• **Exercise objective**: Copy all lines below exactly as written. Leave pictures out.

• **Data lines**:
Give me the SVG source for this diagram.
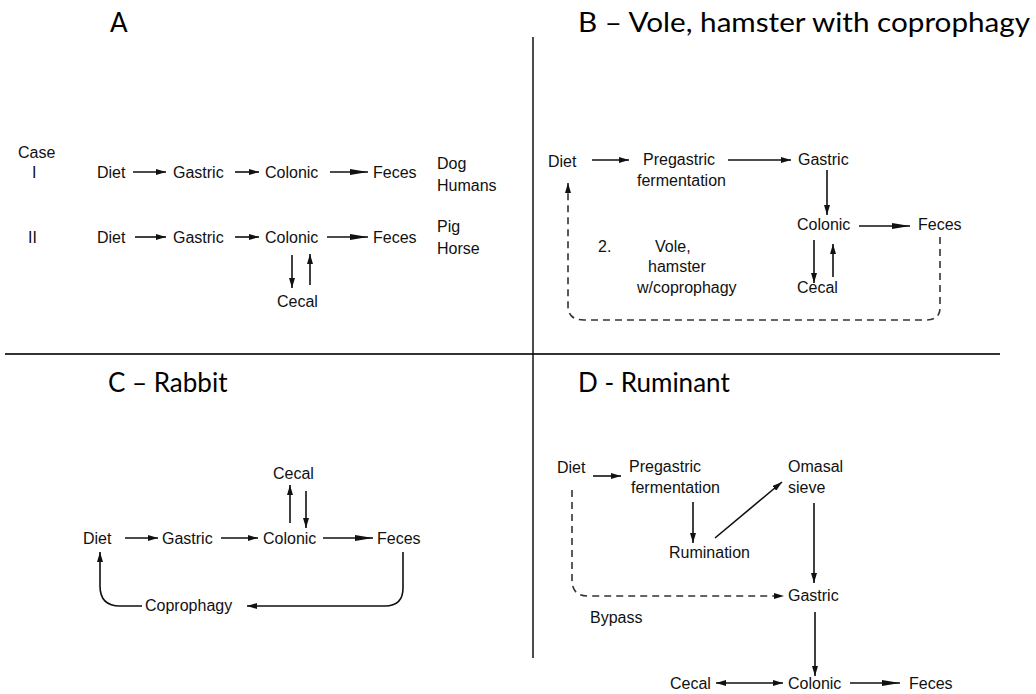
<svg xmlns="http://www.w3.org/2000/svg" width="1036" height="694" viewBox="0 0 1036 694">
<style>
.h{font-family:Lato,"Open Sans",sans-serif;font-size:26px;fill:#000}
.t{font-family:"Liberation Sans",Arial,sans-serif;font-size:16px;fill:#111}
.c{stroke:#111;stroke-width:1.6;fill:none}
.ar{marker-end:url(#ah)}
.ab{marker-end:url(#big)}
.d{stroke-dasharray:7 5;stroke:#333}
</style>
<defs>
<marker id="ah" viewBox="0 0 10 6" refX="10" refY="3" markerUnits="userSpaceOnUse" markerWidth="10" markerHeight="6" orient="auto"><path d="M0,0 L10,3 L0,6 Z" fill="#111"/></marker>
<marker id="big" viewBox="0 0 18 6" refX="18" refY="3" markerUnits="userSpaceOnUse" markerWidth="18" markerHeight="6" orient="auto"><path d="M0,0 L18,3 L0,6 Z" fill="#111"/></marker>
<marker id="st" viewBox="0 0 10 6" refX="0" refY="3" markerUnits="userSpaceOnUse" markerWidth="10" markerHeight="6" orient="auto"><path d="M10,0 L0,3 L10,6 Z" fill="#111"/></marker>
</defs>
<rect width="1036" height="694" fill="#fff"/>
<g id="dividers">
<line x1="5" y1="354" x2="1000" y2="354" stroke="#333" stroke-width="2"/>
<line x1="533" y1="37" x2="533" y2="658" stroke="#111" stroke-width="1.5"/>
</g>
<g id="headers">
<text class="h" x="110" y="32">A</text>
<text class="h" x="578" y="32" textLength="452" lengthAdjust="spacingAndGlyphs">B – Vole, hamster with coprophagy</text>
<text class="h" x="108" y="392">C – Rabbit</text>
<text class="h" x="578" y="392">D - Ruminant</text>
</g>
<g id="panelA">
<text class="t" x="18" y="158" font-size="15">Case</text>
<text class="t" x="32" y="178">I</text>
<text class="t" x="28" y="243">II</text>
<g id="A-I-diet"><text class="t" x="97" y="178">Diet</text></g>
<g id="A-I-gastric"><text class="t" x="173" y="178">Gastric</text></g>
<g id="A-I-colonic"><text class="t" x="265" y="178">Colonic</text></g>
<g id="A-I-feces"><text class="t" x="373" y="178">Feces</text></g>
<text class="t" x="437" y="169">Dog</text>
<text class="t" x="437" y="191">Humans</text>
<g id="A-II-diet"><text class="t" x="97" y="243">Diet</text></g>
<g id="A-II-gastric"><text class="t" x="173" y="243">Gastric</text></g>
<g id="A-II-colonic"><text class="t" x="265" y="243">Colonic</text></g>
<g id="A-II-feces"><text class="t" x="373" y="243">Feces</text></g>
<g id="A-II-cecal"><text class="t" x="277" y="307">Cecal</text></g>
<text class="t" x="437" y="232">Pig</text>
<text class="t" x="437" y="254">Horse</text>
</g>
<g id="panelB">
<g id="B-diet"><text class="t" x="548" y="167">Diet</text></g>
<g id="B-pregastric"><text class="t" x="643" y="165">Pregastric</text><text class="t" x="637" y="186">fermentation</text></g>
<g id="B-gastric"><text class="t" x="798" y="165">Gastric</text></g>
<g id="B-colonic"><text class="t" x="797" y="230">Colonic</text></g>
<g id="B-feces"><text class="t" x="918" y="230">Feces</text></g>
<g id="B-cecal"><text class="t" x="797" y="293">Cecal</text></g>
<text class="t" x="598" y="252">2.</text>
<text class="t" x="655" y="252">Vole,</text>
<text class="t" x="648" y="272">hamster</text>
<text class="t" x="637" y="293">w/coprophagy</text>
</g>
<g id="panelC">
<g id="C-cecal"><text class="t" x="273" y="479">Cecal</text></g>
<g id="C-diet"><text class="t" x="83" y="544">Diet</text></g>
<g id="C-gastric"><text class="t" x="162" y="544">Gastric</text></g>
<g id="C-colonic"><text class="t" x="263" y="544">Colonic</text></g>
<g id="C-feces"><text class="t" x="377" y="544">Feces</text></g>
<g id="C-coprophagy"><text class="t" x="145" y="611">Coprophagy</text></g>
</g>
<g id="panelD">
<g id="D-diet"><text class="t" x="557" y="473">Diet</text></g>
<g id="D-pregastric"><text class="t" x="629" y="472">Pregastric</text><text class="t" x="631" y="493">fermentation</text></g>
<g id="D-omasal"><text class="t" x="788" y="472">Omasal</text><text class="t" x="788" y="493">sieve</text></g>
<g id="D-rumination"><text class="t" x="669" y="558">Rumination</text></g>
<g id="D-gastric"><text class="t" x="788" y="601">Gastric</text></g>
<text class="t" x="590" y="623">Bypass</text>
<g id="D-cecal"><text class="t" x="670" y="689">Cecal</text></g>
<g id="D-colonic"><text class="t" x="788" y="689">Colonic</text></g>
<g id="D-feces"><text class="t" x="909" y="689">Feces</text></g>
</g>
<g id="connectors">
<!-- A -->
<line class="c ar" x1="133" y1="172" x2="166" y2="172"/>
<line class="c ar" x1="235" y1="172" x2="259" y2="172"/>
<line class="c ab" x1="330" y1="172" x2="368" y2="172"/>
<line class="c ar" x1="135" y1="237" x2="166" y2="237"/>
<line class="c ar" x1="235" y1="237" x2="259" y2="237"/>
<line class="c ab" x1="327" y1="237" x2="368" y2="237"/>
<line class="c ar" x1="292" y1="255" x2="292" y2="288"/>
<line class="c ar" x1="310" y1="285" x2="310" y2="254"/>
<!-- B -->
<line class="c ar" x1="592" y1="160" x2="629" y2="160"/>
<line class="c ar" x1="728" y1="160" x2="791" y2="160"/>
<line class="c ar" x1="827" y1="170" x2="827" y2="215"/>
<line class="c ab" x1="859" y1="226" x2="910" y2="226"/>
<line class="c ar" x1="814" y1="240" x2="814" y2="283"/>
<line class="c ar" x1="833" y1="277" x2="833" y2="244"/>
<path class="c d ar" d="M940,237 V308 Q940,320 926,320 H584 Q568,320 568,306 V183"/>
<!-- C -->
<line class="c ar" x1="290" y1="523" x2="290" y2="485"/>
<line class="c ar" x1="306" y1="491" x2="306" y2="528"/>
<line class="c ar" x1="125" y1="538" x2="158" y2="538"/>
<line class="c ar" x1="221" y1="538" x2="258" y2="538"/>
<line class="c ab" x1="323" y1="538" x2="373" y2="538"/>
<path class="c ar" d="M403,552 V588 Q403,606 385,606 H247"/>
<path class="c ar" d="M142,606 H120 Q100,606 100,586 V552"/>
<!-- D -->
<line class="c ar" x1="593" y1="476" x2="621" y2="476"/>
<line class="c ar" x1="693" y1="502" x2="693" y2="543"/>
<line class="c ar" x1="715" y1="538" x2="782" y2="482"/>
<line class="c ar" x1="814" y1="503" x2="814" y2="583"/>
<path class="c d ar" d="M572,490 V580 Q572,596 588,596 H784"/>
<line class="c ar" x1="815" y1="612" x2="815" y2="676"/>
<line class="c ar" x1="716" y1="683" x2="783" y2="683" marker-start="url(#st)"/>
<line class="c ab" x1="850" y1="683" x2="900" y2="683"/>
</g>
</svg>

• **Answer to this problem**:
Give me the SVG source for this diagram.
<svg xmlns="http://www.w3.org/2000/svg" width="1036" height="694" viewBox="0 0 1036 694">
<style>
.h{font-family:Lato,"Open Sans",sans-serif;font-size:26px;fill:#000}
.t{font-family:"Liberation Sans",Arial,sans-serif;font-size:16px;fill:#111}
.c{stroke:#111;stroke-width:1.6;fill:none}
.ar{marker-end:url(#ah)}
.ab{marker-end:url(#big)}
.d{stroke-dasharray:7 5;stroke:#333}
</style>
<defs>
<marker id="ah" viewBox="0 0 10 6" refX="10" refY="3" markerUnits="userSpaceOnUse" markerWidth="10" markerHeight="6" orient="auto"><path d="M0,0 L10,3 L0,6 Z" fill="#111"/></marker>
<marker id="big" viewBox="0 0 18 6" refX="18" refY="3" markerUnits="userSpaceOnUse" markerWidth="18" markerHeight="6" orient="auto"><path d="M0,0 L18,3 L0,6 Z" fill="#111"/></marker>
<marker id="st" viewBox="0 0 10 6" refX="0" refY="3" markerUnits="userSpaceOnUse" markerWidth="10" markerHeight="6" orient="auto"><path d="M10,0 L0,3 L10,6 Z" fill="#111"/></marker>
</defs>
<rect width="1036" height="694" fill="#fff"/>
<g id="dividers">
<line x1="5" y1="354" x2="1000" y2="354" stroke="#333" stroke-width="2"/>
<line x1="533" y1="37" x2="533" y2="658" stroke="#111" stroke-width="1.5"/>
</g>
<g id="headers">
<text class="h" x="110" y="32">A</text>
<text class="h" x="578" y="32" textLength="452" lengthAdjust="spacingAndGlyphs">B – Vole, hamster with coprophagy</text>
<text class="h" x="108" y="392">C – Rabbit</text>
<text class="h" x="578" y="392">D - Ruminant</text>
</g>
<g id="panelA">
<text class="t" x="18" y="158" font-size="15">Case</text>
<text class="t" x="32" y="178">I</text>
<text class="t" x="28" y="243">II</text>
<g id="A-I-diet"><text class="t" x="97" y="178">Diet</text></g>
<g id="A-I-gastric"><text class="t" x="173" y="178">Gastric</text></g>
<g id="A-I-colonic"><text class="t" x="265" y="178">Colonic</text></g>
<g id="A-I-feces"><text class="t" x="373" y="178">Feces</text></g>
<text class="t" x="437" y="169">Dog</text>
<text class="t" x="437" y="191">Humans</text>
<g id="A-II-diet"><text class="t" x="97" y="243">Diet</text></g>
<g id="A-II-gastric"><text class="t" x="173" y="243">Gastric</text></g>
<g id="A-II-colonic"><text class="t" x="265" y="243">Colonic</text></g>
<g id="A-II-feces"><text class="t" x="373" y="243">Feces</text></g>
<g id="A-II-cecal"><text class="t" x="277" y="307">Cecal</text></g>
<text class="t" x="437" y="232">Pig</text>
<text class="t" x="437" y="254">Horse</text>
</g>
<g id="panelB">
<g id="B-diet"><text class="t" x="548" y="167">Diet</text></g>
<g id="B-pregastric"><text class="t" x="643" y="165">Pregastric</text><text class="t" x="637" y="186">fermentation</text></g>
<g id="B-gastric"><text class="t" x="798" y="165">Gastric</text></g>
<g id="B-colonic"><text class="t" x="797" y="230">Colonic</text></g>
<g id="B-feces"><text class="t" x="918" y="230">Feces</text></g>
<g id="B-cecal"><text class="t" x="797" y="293">Cecal</text></g>
<text class="t" x="598" y="252">2.</text>
<text class="t" x="655" y="252">Vole,</text>
<text class="t" x="648" y="272">hamster</text>
<text class="t" x="637" y="293">w/coprophagy</text>
</g>
<g id="panelC">
<g id="C-cecal"><text class="t" x="273" y="479">Cecal</text></g>
<g id="C-diet"><text class="t" x="83" y="544">Diet</text></g>
<g id="C-gastric"><text class="t" x="162" y="544">Gastric</text></g>
<g id="C-colonic"><text class="t" x="263" y="544">Colonic</text></g>
<g id="C-feces"><text class="t" x="377" y="544">Feces</text></g>
<g id="C-coprophagy"><text class="t" x="145" y="611">Coprophagy</text></g>
</g>
<g id="panelD">
<g id="D-diet"><text class="t" x="557" y="473">Diet</text></g>
<g id="D-pregastric"><text class="t" x="629" y="472">Pregastric</text><text class="t" x="631" y="493">fermentation</text></g>
<g id="D-omasal"><text class="t" x="788" y="472">Omasal</text><text class="t" x="788" y="493">sieve</text></g>
<g id="D-rumination"><text class="t" x="669" y="558">Rumination</text></g>
<g id="D-gastric"><text class="t" x="788" y="601">Gastric</text></g>
<text class="t" x="590" y="623">Bypass</text>
<g id="D-cecal"><text class="t" x="670" y="689">Cecal</text></g>
<g id="D-colonic"><text class="t" x="788" y="689">Colonic</text></g>
<g id="D-feces"><text class="t" x="909" y="689">Feces</text></g>
</g>
<g id="connectors">
<!-- A -->
<line class="c ar" x1="133" y1="172" x2="166" y2="172"/>
<line class="c ar" x1="235" y1="172" x2="259" y2="172"/>
<line class="c ab" x1="330" y1="172" x2="368" y2="172"/>
<line class="c ar" x1="135" y1="237" x2="166" y2="237"/>
<line class="c ar" x1="235" y1="237" x2="259" y2="237"/>
<line class="c ab" x1="327" y1="237" x2="368" y2="237"/>
<line class="c ar" x1="292" y1="255" x2="292" y2="288"/>
<line class="c ar" x1="310" y1="285" x2="310" y2="254"/>
<!-- B -->
<line class="c ar" x1="592" y1="160" x2="629" y2="160"/>
<line class="c ar" x1="728" y1="160" x2="791" y2="160"/>
<line class="c ar" x1="827" y1="170" x2="827" y2="215"/>
<line class="c ab" x1="859" y1="226" x2="910" y2="226"/>
<line class="c ar" x1="814" y1="240" x2="814" y2="283"/>
<line class="c ar" x1="833" y1="277" x2="833" y2="244"/>
<path class="c d ar" d="M940,237 V308 Q940,320 926,320 H584 Q568,320 568,306 V183"/>
<!-- C -->
<line class="c ar" x1="290" y1="523" x2="290" y2="485"/>
<line class="c ar" x1="306" y1="491" x2="306" y2="528"/>
<line class="c ar" x1="125" y1="538" x2="158" y2="538"/>
<line class="c ar" x1="221" y1="538" x2="258" y2="538"/>
<line class="c ab" x1="323" y1="538" x2="373" y2="538"/>
<path class="c ar" d="M403,552 V588 Q403,606 385,606 H247"/>
<path class="c ar" d="M142,606 H120 Q100,606 100,586 V552"/>
<!-- D -->
<line class="c ar" x1="593" y1="476" x2="621" y2="476"/>
<line class="c ar" x1="693" y1="502" x2="693" y2="543"/>
<line class="c ar" x1="715" y1="538" x2="782" y2="482"/>
<line class="c ar" x1="814" y1="503" x2="814" y2="583"/>
<path class="c d ar" d="M572,490 V580 Q572,596 588,596 H784"/>
<line class="c ar" x1="815" y1="612" x2="815" y2="676"/>
<line class="c ar" x1="716" y1="683" x2="783" y2="683" marker-start="url(#st)"/>
<line class="c ab" x1="850" y1="683" x2="900" y2="683"/>
</g>
</svg>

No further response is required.